Structure and Dielectric Properties of Amorphous High-kappa Oxides: HfO2, ZrO2 and their alloys

TL;DR

This study combines molecular dynamics and quantum mechanical calculations to investigate the structural and dielectric properties of amorphous high-kappa metal oxides HfO2, ZrO2, and their alloys, aligning well with experimental data.

Contribution

It introduces a combined MD and DFT approach to model amorphous high-kappa oxides and accurately predicts their dielectric constants.

Findings

Coordination numbers match experimental data.

Calculated dielectric constants agree with experiments.

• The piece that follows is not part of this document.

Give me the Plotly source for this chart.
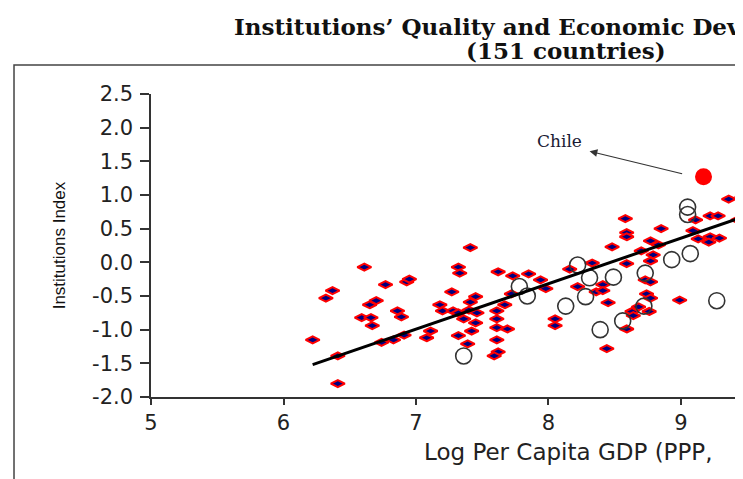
import plotly.graph_objects as go

# Log per capita GDP and institutions index
diamond_x = [6.22, 6.32, 6.37, 6.41, 6.41, 6.61, 6.77, 6.93, 6.95, 6.65, 6.70, 6.86, 6.89,
             6.59, 6.66, 6.67, 6.74, 6.83, 6.91, 7.41, 7.32, 7.33, 7.27, 7.18, 7.20, 7.28,
             7.32, 7.40, 7.45, 7.41, 7.46, 7.36, 7.45, 7.42, 7.11, 7.08, 7.32, 7.39, 7.62,
             7.73, 7.85, 7.94, 7.98, 7.72, 7.67, 7.61, 7.61, 7.61, 7.69, 7.61, 7.62, 7.59,
             8.05, 8.05, 8.16, 8.22, 8.33, 8.36, 8.41, 8.41, 8.45, 8.48, 8.58, 8.59, 8.59,
             8.59, 8.70, 8.79, 8.77, 8.77, 8.83, 8.85, 8.73, 8.77, 8.74, 8.77, 8.76, 8.68,
             8.63, 8.64, 8.59, 8.44, 8.99, 9.09, 9.13, 9.11, 9.22, 9.21, 9.29, 9.22, 9.28,
             9.43, 9.36, 9.46]
diamond_y = [-1.15, -0.53, -0.42, -1.39, -1.80, -0.07, -0.33, -0.29, -0.25, -0.63, -0.57,
             -0.72, -0.81, -0.82, -0.82, -0.94, -1.19, -1.15, -1.08, 0.22, -0.07, -0.16,
             -0.44, -0.63, -0.72, -0.72, -0.75, -0.71, -0.51, -0.59, -0.75, -0.84, -0.90,
             -1.02, -1.02, -1.12, -1.09, -1.21, -0.14, -0.20, -0.17, -0.26, -0.39, -0.47,
             -0.63, -0.72, -0.84, -0.97, -0.99, -1.15, -1.33, -1.39, -0.84, -0.94, -0.10,
             -0.36, -0.01, -0.44, -0.33, -0.42, -0.60, 0.23, 0.65, 0.44, 0.38, -0.02, 0.17,
             0.11, 0.02, 0.32, 0.26, 0.50, -0.26, -0.29, -0.47, -0.53, -0.73, -0.66, -0.73,
             -0.79, -0.99, -1.28, -0.56, 0.47, 0.35, 0.63, 0.38, 0.30, 0.36, 0.69, 0.69,
             0.63, 0.94, 0.97]

circle_x = [7.36, 7.78, 7.84, 8.13, 8.22, 8.28, 8.31, 8.39, 8.49, 8.56, 8.72, 8.73, 8.93,
            9.07, 9.05, 9.05, 9.27]
circle_y = [-1.39, -0.36, -0.50, -0.65, -0.04, -0.51, -0.23, -1.00, -0.22, -0.87, -0.65,
            -0.16, 0.04, 0.13, 0.82, 0.71, -0.57]

chile_x = [9.17]
chile_y = [1.27]

fit_x = [6.22, 9.80]
fit_y = [-1.52, 0.90]

x_ticks = [5, 6, 7, 8, 9]
y_ticks = [-2.0, -1.5, -1.0, -0.5, 0.0, 0.5, 1.0, 1.5, 2.0, 2.5]

fig = go.Figure()

fig.add_trace(go.Scatter(
    x=diamond_x, y=diamond_y, mode="markers",
    marker=dict(symbol="diamond-wide", size=10, color="#000080",
                line=dict(color="#ff0000", width=2)),
    showlegend=False, cliponaxis=False,
))
fig.add_trace(go.Scatter(
    x=circle_x, y=circle_y, mode="markers",
    marker=dict(symbol="circle-open", size=16, color="#333333", line=dict(width=1.6)),
    showlegend=False,
))
fig.add_trace(go.Scatter(
    x=fit_x, y=fit_y, mode="lines",
    line=dict(color="black", width=3),
    showlegend=False,
))
fig.add_trace(go.Scatter(
    x=chile_x, y=chile_y, mode="markers",
    marker=dict(symbol="circle", size=17, color="#ff0000"),
    showlegend=False,
))

axis_font = dict(family="DejaVu Sans", size=21, color="#222222")

fig.update_xaxes(
    range=[5, 9.468], tickvals=x_ticks, ticktext=[str(v) for v in x_ticks],
    showgrid=False, zeroline=False, showline=True, linecolor="#333333", linewidth=1.5,
    ticks="outside", ticklen=6, tickcolor="#333333", tickwidth=1.5, tickfont=axis_font,
)
fig.update_yaxes(
    range=[-2.0, 2.5], tickvals=y_ticks, ticktext=[f"{v:.1f}" for v in y_ticks],
    showgrid=False, zeroline=False, showline=True, linecolor="#333333", linewidth=1.5,
    ticks="outside", ticklen=9, tickcolor="#333333", tickwidth=1.5, tickfont=axis_font,
    ticklabelstandoff=3,
)

# Chile label and arrow pointing from the dot toward the label
fig.add_annotation(x=8.31, y=1.65, ax=9.02, ay=1.31, xref="x", yref="y",
                   axref="x", ayref="y", text="", showarrow=True,
                   arrowhead=2, arrowsize=1.3, arrowwidth=1.2, arrowcolor="#333333")
fig.add_annotation(x=8.08, y=1.80, xref="x", yref="y", text="Chile", showarrow=False,
                   xanchor="center", yanchor="middle",
                   font=dict(family="DejaVu Serif", size=17, color="#1a1a33"))

# titles
fig.add_annotation(x=0.137, y=1.224, xref="paper", yref="paper", xanchor="left",
                   yanchor="middle",
                   text="<b>Institutions’ Quality and Economic Development</b>", showarrow=False,
                   font=dict(family="DejaVu Serif", size=23, color="#111111"))
fig.add_annotation(x=0.701, y=1.145, xref="paper", yref="paper", xanchor="center",
                   yanchor="middle",
                   text="<b>(151 countries)</b>", showarrow=False,
                   font=dict(family="DejaVu Serif", size=23, color="#111111"))
fig.add_annotation(x=-0.154, y=0.5, xref="paper", yref="paper", textangle=-90,
                   xanchor="center", yanchor="middle",
                   text="Institutions Index", showarrow=False,
                   font=dict(family="Arial, Liberation Sans", size=17, color="#111111"))
fig.add_annotation(x=0.458, y=-0.1815, xref="paper", yref="paper", xanchor="left",
                   yanchor="middle",
                   text="Log Per Capita GDP (PPP,", showarrow=False,
                   font=dict(family="DejaVu Sans", size=23, color="#222222"))

# outer frame of the chart box
fig.add_shape(type="rect", xref="paper", yref="paper", x0=-0.2314, x1=1.2,
              y0=-0.6, y1=1.0957, line=dict(color="#444444", width=1.5))

# page body has an 8px margin, so the figure is 8px smaller than the window
fig.update_layout(
    width=735, height=471,
    margin=dict(l=143, r=0, t=86, b=82),
    paper_bgcolor="white", plot_bgcolor="white",
)

fig.write_html("out.html")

Values are close to cubic phase dielectric constants.

Abstract

High-$\kappa$ metal oxides are a class of materials playing an increasingly important role in modern device physics and technology. Here we report theoretical investigations of the properties of structural and lattice dielectric constants of bulk amorphous metal oxides by a combined approach of classical molecular dynamics (MD) - for structure evolution, and quantum mechanical first principles density function theory (DFT) - for electronic structure analysis. Using classical MD based on the Born-Mayer-Buckingham potential function within a melt and quench scheme, amorphous structures of high-$\kappa$ metal oxides Hf$_{1-x}$Zr$_x$O$_2$ with different values of the concentration $x$, are generated. The coordination numbers and the radial distribution functions of the structures are in good agreement with the corresponding experimental data. We then calculate the lattice dielectric constants of the materials from quantum mechanical first principles, and the values averaged over an ensemble of samples agree well with the available experimental data, and are very close to the dielectric constants of their cubic form.